Tout commence avec un golfe. Après de nombreuses années de luttes, Ouellette, le maire de la petite ville d’Oka, pas si loin de Montréal, délivre le permis lui permettant de s’agrandir. Problème, les trous qui manquent doivent se creuser dans la pinède adjacente où se trouve également un cimetière Mohawk. La nation et ses Warriors, un groupe de résistant Mohawk, se défendent. Un barrage est monté, une rue est bloquée, des banderoles sont tirées, des voitures sont arrêtées. Une femme autochtone est venue de loin pour soutenir les manifestants, elle est surprise : « c’est ça la route qu’on bloque depuis trois mois ?! Une simple route en terre ». Cela suffit pour la police qui vient en nombre, armé de fusil, de spray au poivre, de lacrymogène. Alors que la tension monte, la police se met à tirer dans le tas, tellement que leur chef se prend une balle. Impossible de savoir d’où elle vient, elle a peut-être rebondi sur un arbre. L’escalade peut commencer. La métaphore serait trop belle pour être vraie si elle n’était pas si triste. Bientôt ce sont les chars, les bottes, les treillis, les fusils d’assauts qui arrivent, grignotent le territoire, le fragmentent avec des barbelés, humilie, frappe, viol…
En réalité comme l’indique le titre, tout commence il y a 270 ans. Les colons débarquent et avec eux leurs systèmes juridiques. Le roi a 6000 kilomètres de là à changé, les Mohawks ne sont plus chez eux à moins de prêter allégeance. Un montage de dossier, de papier et de signature se prépare pendant que les Mohawks eux confectionnent une ceinture wampum inscrivant leurs appartenances aux territoires. Sans valeur pour le colon qui ne respecte que le papier et la plume, les Mohawks seront exterminés, dépossédés, enfermés sur leurs propres terres. Car tout commence et tout termine avec celle-ci. 270 ans plus tard, ce processus n’a jamais pris fin. La pinède appartient à la ville, c’est écrit. Malgré que les Mohawks aient planté ces arbres, les ont entretenus, que leurs morts y soient enterrés. C’est même illégal. Il est donc justifié, et mêmes recommandés, d’assurer la sécurité de tous en envoyant l’armée. Pensez-vous, les Mohawks violent la loi.

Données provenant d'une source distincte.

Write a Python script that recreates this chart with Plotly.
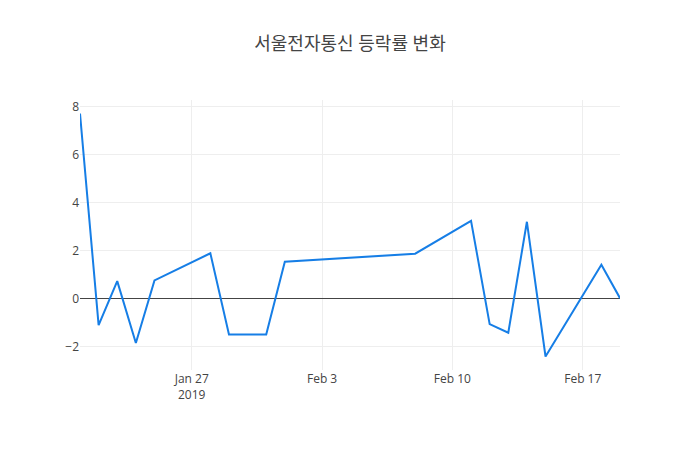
import plotly.graph_objects as go

dates = ["2019-01-21", "2019-01-22", "2019-01-23", "2019-01-24", "2019-01-25",
         "2019-01-28", "2019-01-29", "2019-01-31", "2019-02-01", "2019-02-08",
         "2019-02-11", "2019-02-12", "2019-02-13", "2019-02-14", "2019-02-15",
         "2019-02-18", "2019-02-19"]
rates = [7.72, -1.09, 0.74, -1.84, 0.77,
         1.90, -1.48, -1.48, 1.55, 1.88,
         3.25, -1.05, -1.41, 3.21, -2.40,
         1.42, 0.03]

fig = go.Figure()
fig.add_trace(go.Scatter(x=dates, y=rates, mode="lines",
                         line=dict(color="rgb(22,126,230)", width=2)))
fig.update_layout(
    width=700, height=450,
    title=dict(text="서울전자통신 등락률 변화", x=0.5, xanchor="center",
               font=dict(size=18, color="#444")),
    paper_bgcolor="white", plot_bgcolor="white",
    margin=dict(l=80, r=80, t=100, b=80),
    showlegend=False,
    font=dict(family="Open Sans, Noto Sans CJK KR, sans-serif", color="#444"),
)
fig.update_xaxes(showgrid=True, gridcolor="#eee", zeroline=False, showline=False)
fig.update_yaxes(showgrid=True, gridcolor="#eee", zeroline=True, zerolinecolor="#444",
                 zerolinewidth=1, showline=False)
fig.write_html("out.html")
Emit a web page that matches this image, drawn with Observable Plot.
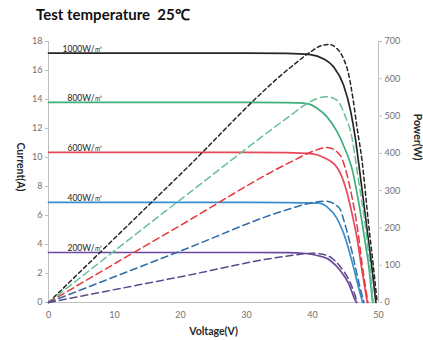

L’esthétique de Alanis Obomsawin est calme et respecte un certain classicisme documentaire. Une voix off qui raconte, contextualise, nomme et précise sur des prises de vues en direct entrecoupées de quelques entretiens in situ. La forme presque nous berce, nous sommes en terrain connu, nous connaissons la partition. Mais en conservant à tout prix ce rythme si particulier, au départ presque ennuyant, fait d’autant mieux voir la potentialité fasciste mobilisable à tout moment par la démocratie occidentale et comment celle-ci est inextricablement tressée dans les axiomes coloniaux. La propriété privée, l’état, la colonisation, le fascisme forment une ligne sur laquelle les intérêts privés fixent le curseur. Petit à petit, digue après digue, plan après plan, inlassablement celui-ci se déplace. La violence s’installe, trace de botte après trace de botte, un centimètre de barbelés après l’autre et d’un coup nous y sommes. La démocratie a disparu, comme un presque pas fait exprès. Aucune différence avant, ou presque, mais ne vous inquiétez pas c’est pour la sécurité. Les quelques lucides quant à ce qu’il va bientôt se jouer qui cherchent à fuir sont fouillés, humiliés et caillassés par ceux qui ont pu rester un peu plus bas sur le spectre de la démocratie, les blancs. Les autres continuent de résister avec des rituels, des plumes, du bois, des bâches en plastique.
Et puis alors que la bataille se termine, que les guerriers se rendent sans avoir obtenu de garantie, sans avoir exercé de violence, la brutalité de l’état mis en échec pendant trop longtemps se déchaine. Femmes, hommes, enfants, résistants, journalistes…Tout y passe. Le terrain ainsi débarrassé, balayé, la démocratie peut reprendre, circulez, la sécurité est revenue, les occupants sont partis.